Dal 5 giugno 2025, chi blocca fisicamente una strada o una ferrovia rischia il carcere. Con l’approvazione della legge di conversione del Decreto Sicurezza, l’Italia introduce misure più severe contro le manifestazioni che interferiscono con la circolazione pubblica.

Sedersi o sdraiarsi sull’asfalto per ostacolare il transito, anche in modo pacifico e solitario, è considerato reato. La pena può arrivare fino a 30 giorni di carcere o a una sanzione pecuniaria fino a 300 euro. Se l’azione è compiuta da più persone, la sanzione può arrivare fino a due anni di reclusione.

Prima dell’entrata in vigore del decreto, tali gesti di protesta erano considerati illeciti amministrativi, con multe tra 1.000 e 4.000 euro, senza conseguenze penali. Episodi simili, come quelli degli attivisti di “Ultima Generazione”, non comportavano arresti.

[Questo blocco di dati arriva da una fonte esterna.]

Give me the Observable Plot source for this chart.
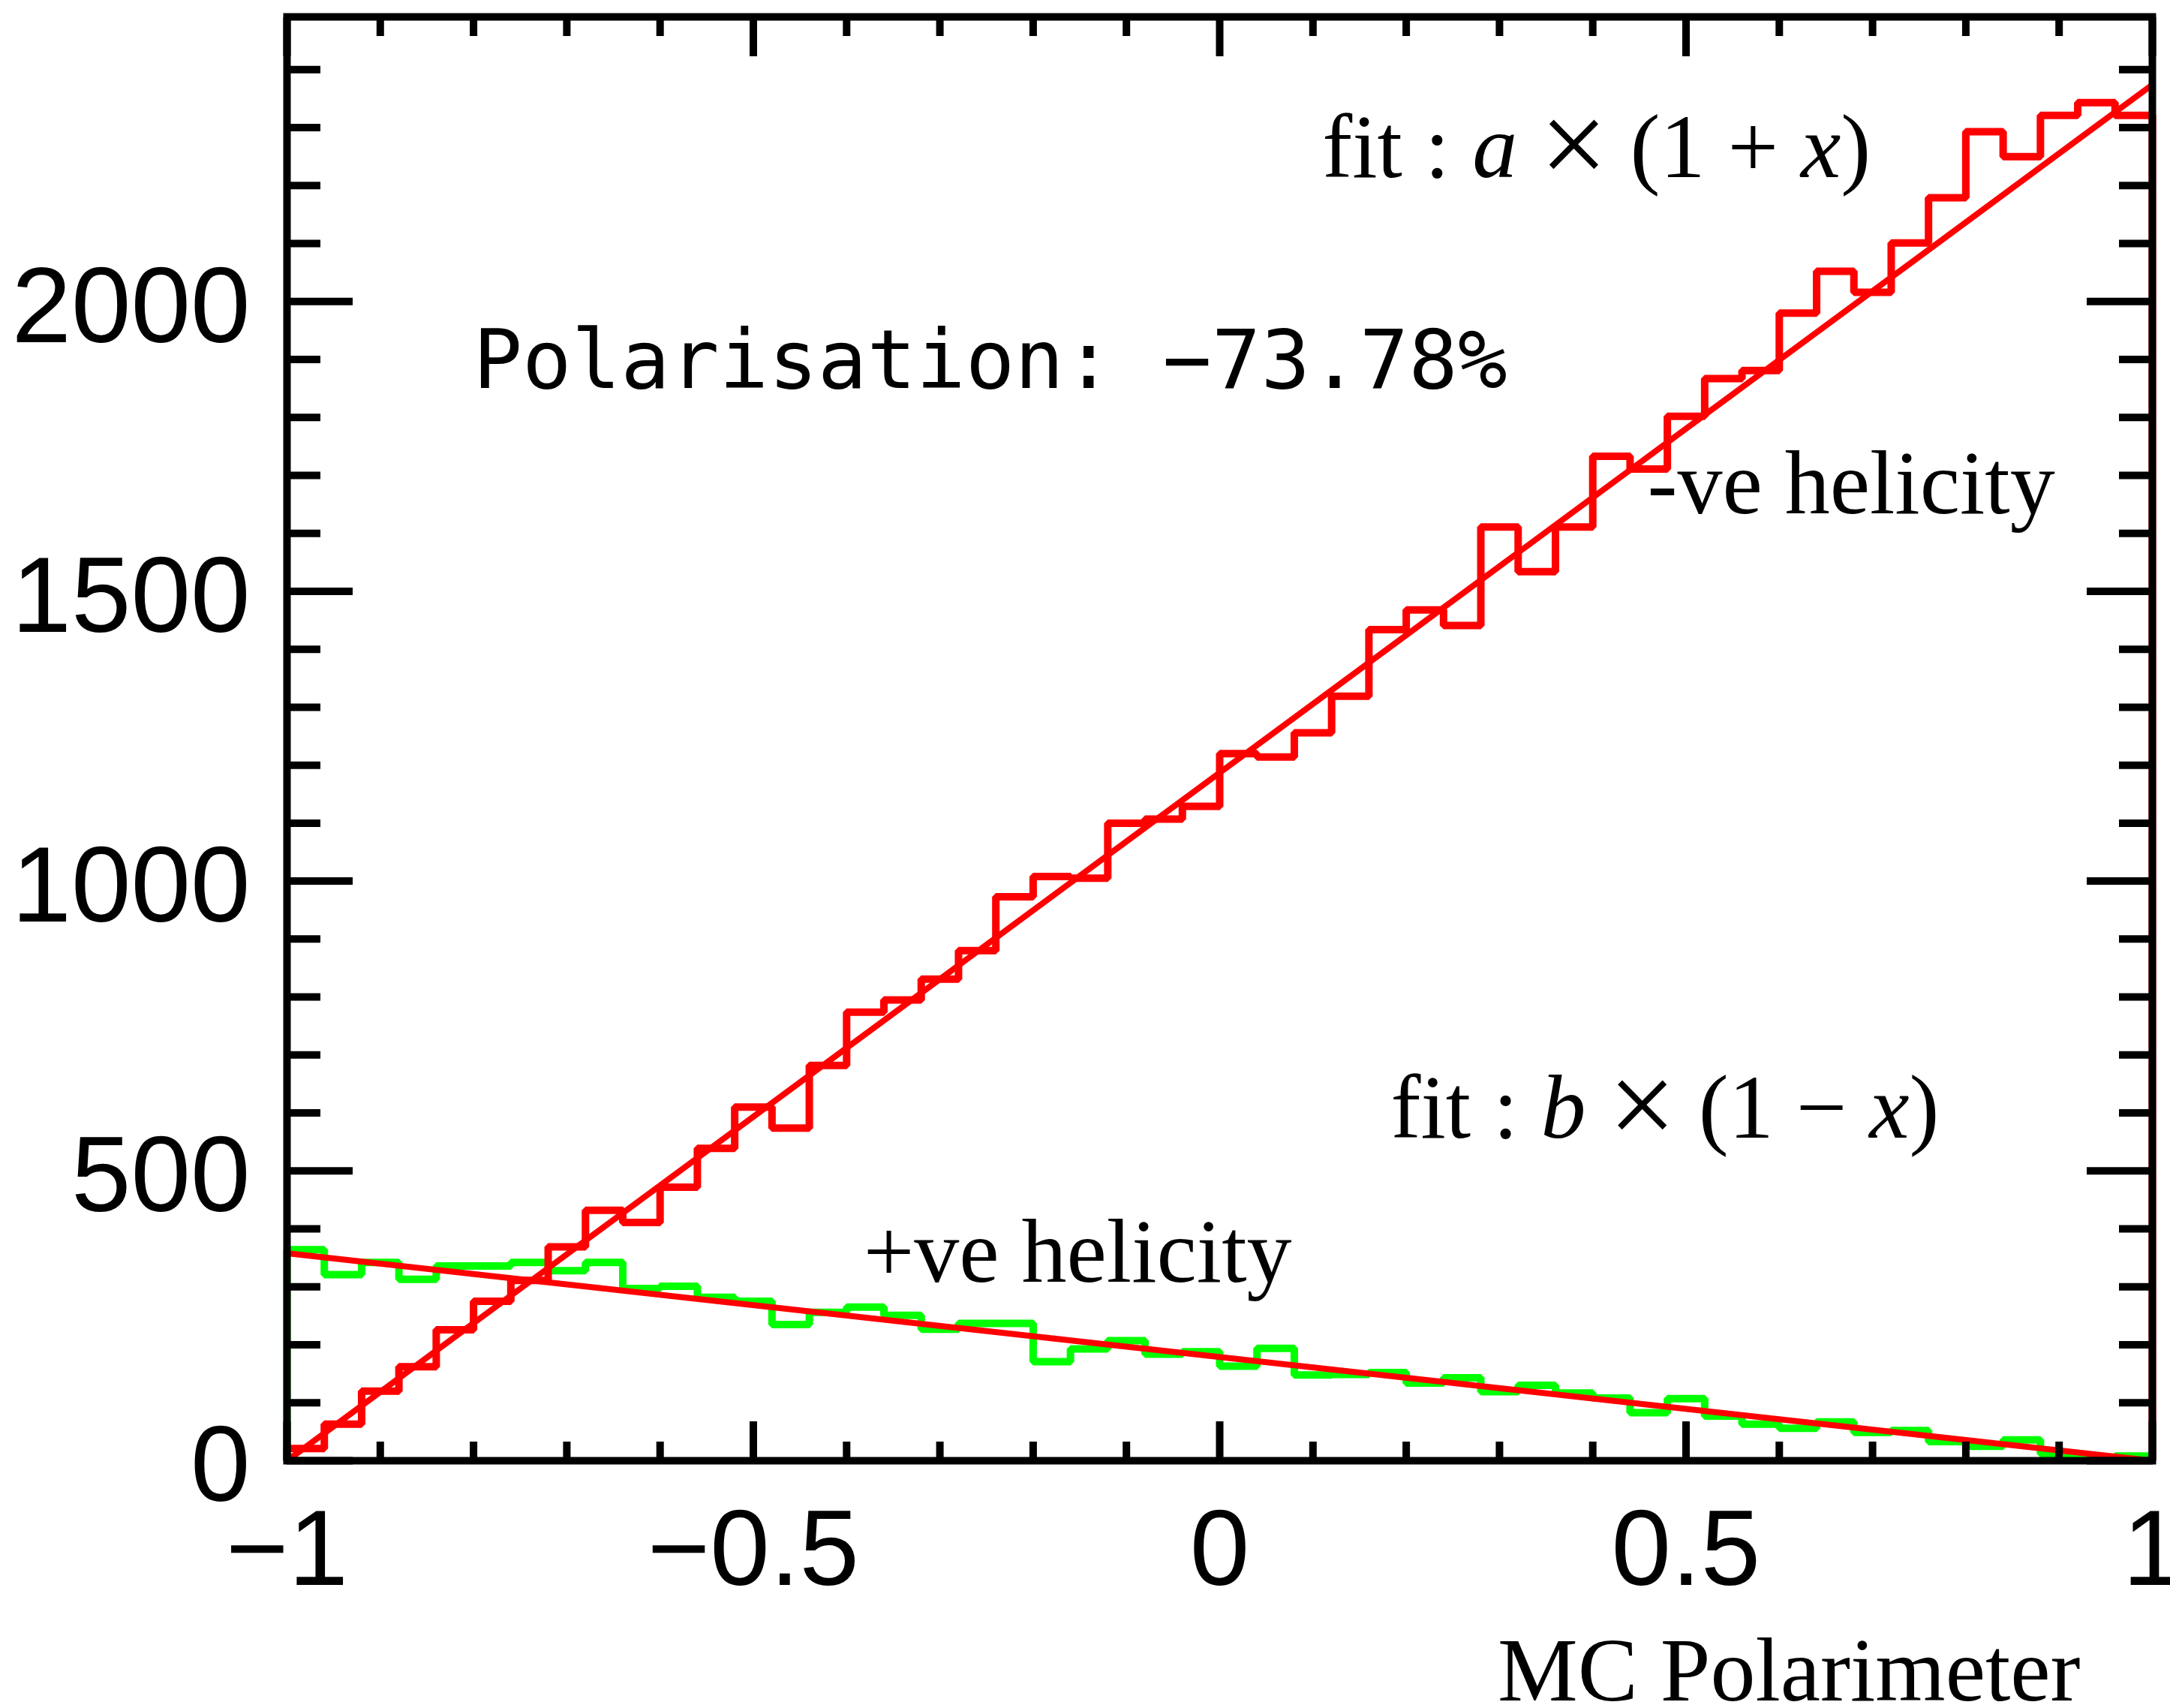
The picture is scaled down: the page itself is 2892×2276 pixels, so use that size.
<!DOCTYPE html>
<html>
<head>
<meta charset="utf-8">
<script src="https://cdn.jsdelivr.net/npm/d3@7"></script>
<script src="https://cdn.jsdelivr.net/npm/@observablehq/plot@0.6"></script>
<style>
html, body { margin: 0; padding: 0; background: #ffffff; }
#chart svg { display: block; }
</style>
</head>
<body>
<div id="chart"></div>
<script>
// ---- data ----
const xRange = [-1, 1];
const yRange = [0, 2491];

// -ve helicity histogram (red), 50 bins from -1 to 1
const negHelicity = [
  21, 63, 120, 162, 226, 275, 311, 369, 432, 411,
  472, 539, 610, 574, 682, 774, 795, 831, 880, 973,
  1008, 1005, 1100, 1107, 1129, 1220, 1214, 1256, 1319, 1434,
  1468, 1441, 1611, 1534, 1611, 1733, 1711, 1802, 1867, 1881,
  1980, 2052, 2016, 2101, 2179, 2293, 2250, 2321, 2343, 2321
];

// +ve helicity histogram (green), 50 bins from -1 to 1
const posHelicity = [
  364, 321, 342, 313, 336, 336, 342, 328, 342, 297,
  301, 282, 275, 235, 256, 265, 251, 227, 237, 237,
  171, 193, 207, 184, 188, 163, 194, 148, 149, 152,
  134, 143, 119, 130, 117, 108, 83, 107, 77, 63,
  56, 67, 49, 52, 33, 25, 36, 12, 5, 8
];

// fit parameters: a*(1+x) and b*(1-x)
const fitA = 1187;
const fitB = 179;
const fitX = [-1, 1];

const xMajorTicks = [-1, -0.5, 0, 0.5, 1];
const xTickLabels = ["\u22121", "\u22120.5", "0", "0.5", "1"];
const xMinorTicks = [-0.9, -0.8, -0.7, -0.6, -0.4, -0.3, -0.2, -0.1, 0.1, 0.2, 0.3, 0.4, 0.6, 0.7, 0.8, 0.9];

const yMajorTicks = [0, 500, 1000, 1500, 2000];
const yTickLabels = ["0", "500", "1000", "1500", "2000"];
const yMinorTicks = [100, 200, 300, 400, 600, 700, 800, 900, 1100, 1200, 1300, 1400,
                     1600, 1700, 1800, 1900, 2100, 2200, 2300, 2400];

// *...* = italic, ~...~ = enlarged symbol
const serifLabels = [
  {text: "fit : *a* ~\u00d7~ (1 + *x*)", x: 0.110, y: 2214},
  {text: "fit : *b* ~\u00d7~ (1 \u2212 *x*)", x: 0.1834, y: 558},
  {text: "-ve helicity", x: 0.4586, y: 1634},
  {text: "+ve helicity", x: -0.382, y: 309}
];
const monoLabels = [{text: "Polarisation: \u221273.78%", x: -0.8005, y: 1851}];
const axisTitle = ["MC Polarimeter"];

// ---- build ----
function outline(counts) {
  const w = (xRange[1] - xRange[0]) / counts.length;
  const pts = [{x: xRange[0], y: 0}];
  counts.forEach((c, i) => pts.push({x: xRange[0] + i * w, y: c}));
  pts.push({x: xRange[1], y: counts[counts.length - 1]});
  pts.push({x: xRange[1], y: 0});
  return pts;
}

const sans = "'Liberation Sans', Arial, Helvetica, sans-serif";
const serif = "'Liberation Serif', 'Times New Roman', serif";
const mono = "'DejaVu Sans Mono', monospace";

const tickBase = {stroke: "black", strokeWidth: 10, fill: "none", label: null};

const svg = Plot.plot({
  width: 2892,
  height: 2276,
  marginLeft: 382,
  marginRight: 24,
  marginTop: 22,
  marginBottom: 330,
  x: {domain: xRange},
  y: {domain: yRange},
  style: {background: "white", overflow: "hidden"},
  marks: [
    Plot.line(outline(posHelicity), {x: "x", y: "y", curve: "step-after", stroke: "#00ff00", strokeWidth: 10, strokeLinejoin: "miter", strokeLinecap: "butt"}),
    Plot.line(outline(negHelicity), {x: "x", y: "y", curve: "step-after", stroke: "#ff0000", strokeWidth: 10, strokeLinejoin: "miter", strokeLinecap: "butt"}),
    Plot.line(fitX, {x: d => d, y: d => fitA * (1 + d), stroke: "#ff0000", strokeWidth: 8}),
    Plot.line(fitX, {x: d => d, y: d => fitB * (1 - d), stroke: "#ff0000", strokeWidth: 8}),
    Plot.frame({stroke: "black", strokeWidth: 10}),
    // inward ticks on all four sides
    Plot.axisX(xMajorTicks, {anchor: "bottom", tickSize: -52, ...tickBase}),
    Plot.axisX(xMinorTicks, {anchor: "bottom", tickSize: -25, ...tickBase}),
    Plot.axisX(xMajorTicks, {anchor: "top", tickSize: -52, ...tickBase}),
    Plot.axisX(xMinorTicks, {anchor: "top", tickSize: -25, ...tickBase}),
    Plot.axisY(yMajorTicks, {anchor: "left", tickSize: -88, ...tickBase}),
    Plot.axisY(yMinorTicks, {anchor: "left", tickSize: -45, ...tickBase}),
    Plot.axisY(yMajorTicks, {anchor: "right", tickSize: -88, ...tickBase}),
    Plot.axisY(yMinorTicks, {anchor: "right", tickSize: -45, ...tickBase}),
    // tick labels
    Plot.axisX(xMajorTicks, {anchor: "bottom", tickSize: 0, tickPadding: 64, label: null,
      tickFormat: d => xTickLabels[xMajorTicks.indexOf(d)], fontSize: 143, fontFamily: sans, fill: "black"}),
    Plot.axisY(yMajorTicks, {anchor: "left", tickSize: 0, tickPadding: 49, label: null, dy: 8,
      tickFormat: d => yTickLabels[yMajorTicks.indexOf(d)], fontSize: 143, fontFamily: sans, fill: "black"}),
    // annotations
    Plot.text(serifLabels, {x: "x", y: "y", text: "text", textAnchor: "start", lineAnchor: "bottom",
      fontFamily: serif, fontSize: 120, fill: "black"}),
    Plot.text(monoLabels, {x: "x", y: "y", text: "text", textAnchor: "start", lineAnchor: "bottom",
      fontFamily: mono, fontSize: 109, fill: "black"}),
    Plot.text(axisTitle, {text: d => d, frameAnchor: "bottom-right", dx: -96, dy: 319,
      textAnchor: "end", lineAnchor: "bottom", fontFamily: serif, fontSize: 120, fill: "black"})
  ]
});

// italic (*...*) and enlarged (~...~) parts as tspans
d3.select(svg).selectAll("text").each(function () {
  const t = this.textContent;
  if (!/[*~]/.test(t)) return;
  const parts = t.split(/(\*[^*]+\*|~[^~]+~)/);
  const sel = d3.select(this);
  sel.text(null);
  let pendingShift = 0;
  parts.forEach(p => {
    if (!p) return;
    let ts;
    if (p[0] === "*") {
      ts = sel.append("tspan").attr("font-style", "italic").text(p.slice(1, -1));
    } else if (p[0] === "~") {
      ts = sel.append("tspan").attr("font-size", 160).text(p.slice(1, -1));
      ts.attr("dy", 10 - pendingShift);
      pendingShift = 10;
      return;
    } else {
      ts = sel.append("tspan").text(p);
    }
    if (pendingShift) { ts.attr("dy", -pendingShift); pendingShift = 0; }
  });
});

document.getElementById("chart").appendChild(svg);
</script>
</body>
</html>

La maggioranza di governo considera la misura una garanzia per l’ordine pubblico, mentre le opposizioni la vedono come una deriva autoritaria. Le critiche riguardano soprattutto la sanzionabilità della resistenza passiva non violenta, come l’azione di sedersi in segno di protesta.

In Italia, il diritto di manifestare pacificamente è tutelato dalla Costituzione, ma può essere limitato per motivi di ordine pubblico o sicurezza, solo tramite misure proporzionate, necessarie e non discriminatorie. La nuova norma prevede pene detentive anche per la resistenza passiva non violenta, rappresentando un cambiamento significativo rispetto alla disciplina precedente, che prevedeva solo sanzioni amministrative.

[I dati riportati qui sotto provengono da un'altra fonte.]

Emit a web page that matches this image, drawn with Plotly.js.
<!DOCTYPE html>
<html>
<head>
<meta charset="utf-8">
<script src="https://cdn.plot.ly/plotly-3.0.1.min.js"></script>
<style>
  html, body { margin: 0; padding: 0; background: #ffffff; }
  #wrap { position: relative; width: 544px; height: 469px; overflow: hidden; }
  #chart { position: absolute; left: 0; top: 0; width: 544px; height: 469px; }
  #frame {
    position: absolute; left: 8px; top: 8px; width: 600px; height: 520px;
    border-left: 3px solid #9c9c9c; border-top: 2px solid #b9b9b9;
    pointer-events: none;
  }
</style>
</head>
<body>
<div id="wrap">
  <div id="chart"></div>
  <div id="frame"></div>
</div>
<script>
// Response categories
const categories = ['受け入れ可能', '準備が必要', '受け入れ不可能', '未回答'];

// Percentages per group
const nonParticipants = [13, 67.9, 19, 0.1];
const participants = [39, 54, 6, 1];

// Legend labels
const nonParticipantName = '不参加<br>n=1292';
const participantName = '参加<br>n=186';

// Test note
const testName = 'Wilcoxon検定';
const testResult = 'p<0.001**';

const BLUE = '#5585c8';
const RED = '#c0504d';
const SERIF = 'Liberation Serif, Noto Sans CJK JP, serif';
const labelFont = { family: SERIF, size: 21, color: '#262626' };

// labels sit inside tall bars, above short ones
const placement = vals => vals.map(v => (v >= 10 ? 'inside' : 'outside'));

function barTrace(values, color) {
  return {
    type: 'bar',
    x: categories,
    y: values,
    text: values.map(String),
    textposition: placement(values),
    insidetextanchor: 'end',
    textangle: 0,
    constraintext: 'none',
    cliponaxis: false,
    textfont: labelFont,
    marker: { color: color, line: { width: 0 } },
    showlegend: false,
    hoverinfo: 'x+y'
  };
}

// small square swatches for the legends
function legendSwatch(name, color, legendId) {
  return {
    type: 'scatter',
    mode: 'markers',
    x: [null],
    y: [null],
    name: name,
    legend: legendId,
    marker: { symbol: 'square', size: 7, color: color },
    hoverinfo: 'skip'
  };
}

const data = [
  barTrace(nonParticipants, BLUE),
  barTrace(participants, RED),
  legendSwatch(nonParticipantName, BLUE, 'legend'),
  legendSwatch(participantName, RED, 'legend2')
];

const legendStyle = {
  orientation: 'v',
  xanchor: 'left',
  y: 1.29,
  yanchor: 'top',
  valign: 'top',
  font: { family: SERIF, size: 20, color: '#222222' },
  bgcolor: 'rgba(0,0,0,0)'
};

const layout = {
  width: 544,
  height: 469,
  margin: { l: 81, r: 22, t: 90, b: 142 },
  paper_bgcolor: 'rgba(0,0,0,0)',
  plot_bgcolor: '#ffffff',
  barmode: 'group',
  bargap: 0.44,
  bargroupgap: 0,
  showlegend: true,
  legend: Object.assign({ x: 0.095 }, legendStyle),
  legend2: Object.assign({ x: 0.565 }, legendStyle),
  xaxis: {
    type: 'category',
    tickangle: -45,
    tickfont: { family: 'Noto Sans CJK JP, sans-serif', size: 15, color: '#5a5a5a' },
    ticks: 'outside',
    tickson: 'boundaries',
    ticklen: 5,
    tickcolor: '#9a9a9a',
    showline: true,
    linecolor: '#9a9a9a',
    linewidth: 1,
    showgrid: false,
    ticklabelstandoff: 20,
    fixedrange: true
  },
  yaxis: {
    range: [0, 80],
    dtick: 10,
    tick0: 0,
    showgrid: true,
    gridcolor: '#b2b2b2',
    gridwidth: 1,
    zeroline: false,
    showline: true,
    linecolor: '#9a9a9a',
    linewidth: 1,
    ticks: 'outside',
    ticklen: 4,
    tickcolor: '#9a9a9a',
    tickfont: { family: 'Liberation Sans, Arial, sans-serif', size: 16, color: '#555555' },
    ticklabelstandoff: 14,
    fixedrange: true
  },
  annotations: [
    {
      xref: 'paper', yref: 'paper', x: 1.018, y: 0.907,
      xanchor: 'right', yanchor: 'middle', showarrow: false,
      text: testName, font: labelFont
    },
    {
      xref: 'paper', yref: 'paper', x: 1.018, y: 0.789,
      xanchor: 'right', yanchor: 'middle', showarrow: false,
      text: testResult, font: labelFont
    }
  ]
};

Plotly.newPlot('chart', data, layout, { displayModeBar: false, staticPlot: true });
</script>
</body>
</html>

Ulteriori inasprimenti riguardano chi si oppone alla realizzazione di opere strategiche. Se la contestazione include minacce a pubblici ufficiali coinvolti nei lavori, si applicheranno aggravanti specifiche per scoraggiare mobilitazioni contro determinati progetti, come il Ponte sullo Stretto o i cantieri ad alta velocità.